Solving Multiple-Container Packing Problems using Pseudo-Meiosis Genetic Algorithm

Abstract

Knapsack problems are a class of common but difficult (NP-complete or NP – hard) problems. Since, it is believed that no knapsack problem algorithm can be constructed whose computation time optimality increases as any polynomial function of the problem size.

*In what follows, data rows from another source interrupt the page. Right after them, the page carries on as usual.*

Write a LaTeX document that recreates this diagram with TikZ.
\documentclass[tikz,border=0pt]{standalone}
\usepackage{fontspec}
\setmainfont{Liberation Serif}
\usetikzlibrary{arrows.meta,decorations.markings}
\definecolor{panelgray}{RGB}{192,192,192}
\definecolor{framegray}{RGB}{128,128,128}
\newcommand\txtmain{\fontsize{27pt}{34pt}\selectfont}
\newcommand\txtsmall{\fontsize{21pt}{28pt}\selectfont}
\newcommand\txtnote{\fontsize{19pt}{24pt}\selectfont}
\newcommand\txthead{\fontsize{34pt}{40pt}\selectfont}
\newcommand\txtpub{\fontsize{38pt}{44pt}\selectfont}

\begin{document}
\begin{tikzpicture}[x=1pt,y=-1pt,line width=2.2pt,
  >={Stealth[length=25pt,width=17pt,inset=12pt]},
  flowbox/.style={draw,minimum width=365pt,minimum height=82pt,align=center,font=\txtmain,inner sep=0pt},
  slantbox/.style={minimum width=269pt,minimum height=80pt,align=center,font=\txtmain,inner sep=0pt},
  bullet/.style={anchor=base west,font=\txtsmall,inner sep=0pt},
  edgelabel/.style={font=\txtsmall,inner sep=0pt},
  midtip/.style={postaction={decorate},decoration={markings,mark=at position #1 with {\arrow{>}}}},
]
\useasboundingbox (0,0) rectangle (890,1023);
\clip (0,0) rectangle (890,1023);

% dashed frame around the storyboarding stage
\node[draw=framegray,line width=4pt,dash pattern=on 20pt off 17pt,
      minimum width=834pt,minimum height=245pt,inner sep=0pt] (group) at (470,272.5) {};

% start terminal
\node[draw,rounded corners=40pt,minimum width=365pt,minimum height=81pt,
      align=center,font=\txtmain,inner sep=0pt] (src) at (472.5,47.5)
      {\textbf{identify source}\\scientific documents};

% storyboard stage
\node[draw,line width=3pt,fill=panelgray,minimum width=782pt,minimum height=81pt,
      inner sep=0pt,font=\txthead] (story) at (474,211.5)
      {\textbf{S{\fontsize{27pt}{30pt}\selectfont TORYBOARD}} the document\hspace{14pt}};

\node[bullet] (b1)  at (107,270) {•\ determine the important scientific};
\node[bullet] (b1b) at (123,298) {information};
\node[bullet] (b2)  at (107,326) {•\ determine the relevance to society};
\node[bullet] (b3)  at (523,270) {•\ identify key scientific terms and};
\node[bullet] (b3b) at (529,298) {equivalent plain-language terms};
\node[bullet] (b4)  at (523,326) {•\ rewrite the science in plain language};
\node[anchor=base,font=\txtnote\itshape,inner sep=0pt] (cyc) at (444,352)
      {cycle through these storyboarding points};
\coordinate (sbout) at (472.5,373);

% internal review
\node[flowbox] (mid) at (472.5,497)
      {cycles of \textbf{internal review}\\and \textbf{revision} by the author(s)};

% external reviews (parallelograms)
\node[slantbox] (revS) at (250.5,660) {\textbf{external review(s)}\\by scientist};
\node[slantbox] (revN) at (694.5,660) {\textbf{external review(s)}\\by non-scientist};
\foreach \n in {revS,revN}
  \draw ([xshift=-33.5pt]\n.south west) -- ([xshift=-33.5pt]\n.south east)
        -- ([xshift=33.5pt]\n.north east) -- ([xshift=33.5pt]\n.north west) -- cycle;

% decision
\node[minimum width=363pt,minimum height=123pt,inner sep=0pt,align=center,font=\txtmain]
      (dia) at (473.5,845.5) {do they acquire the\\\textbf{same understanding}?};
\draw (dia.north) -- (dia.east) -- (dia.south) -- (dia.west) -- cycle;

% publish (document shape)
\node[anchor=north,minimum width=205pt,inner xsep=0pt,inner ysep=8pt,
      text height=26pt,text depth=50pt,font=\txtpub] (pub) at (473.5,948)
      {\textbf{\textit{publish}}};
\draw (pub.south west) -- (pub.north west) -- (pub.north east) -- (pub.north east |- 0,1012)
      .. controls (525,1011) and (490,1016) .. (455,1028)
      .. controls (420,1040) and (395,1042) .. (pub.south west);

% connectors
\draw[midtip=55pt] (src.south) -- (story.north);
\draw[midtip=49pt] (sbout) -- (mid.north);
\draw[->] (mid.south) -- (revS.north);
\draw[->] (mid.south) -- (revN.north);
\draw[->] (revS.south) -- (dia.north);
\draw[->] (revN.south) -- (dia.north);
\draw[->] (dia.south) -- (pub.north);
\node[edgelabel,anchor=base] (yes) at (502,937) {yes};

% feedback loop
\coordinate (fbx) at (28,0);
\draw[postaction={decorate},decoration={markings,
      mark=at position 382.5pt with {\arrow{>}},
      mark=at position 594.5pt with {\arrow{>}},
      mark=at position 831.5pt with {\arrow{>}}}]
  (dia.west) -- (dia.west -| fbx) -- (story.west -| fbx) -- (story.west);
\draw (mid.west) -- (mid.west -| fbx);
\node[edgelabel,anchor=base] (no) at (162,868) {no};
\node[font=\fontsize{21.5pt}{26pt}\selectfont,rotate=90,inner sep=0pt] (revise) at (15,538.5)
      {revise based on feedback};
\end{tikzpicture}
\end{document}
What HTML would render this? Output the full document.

There is a variety of knapsack-type problems in which a set of entities, together with their values (profits)and sizes, is given, and it is desired to select one or more disjoint subsets so that the total of the sizes in each subset does not exceed given bounds and the total of the selected values is maximized .Diploid representation and dominance operator are advanced operators that attempt to improve upon the power of traditional genetic algorithms .Pseudo – Meiosis Genetic Algorithm(PsM GA) is one form of genetic algorithms that incorporate diploidy structure and dominance mechanism in their genetic search .the goal of this dissertation is to present the application of PsM GA in one of the promising combinatorial optimization problems- the Knapsack Problem (KP).Results obtained concern two types of KP: the 0/1 KP and the Multiple Container Packing Problem, MCPP. Moreover, several aspects are considered in experiments such as , the algorithm used for evaluation of the individuals (fitness evaluation ), the number of items (i.e., search space size ), the correlation between the weights and the profits of items, and the capacity of the knapsack.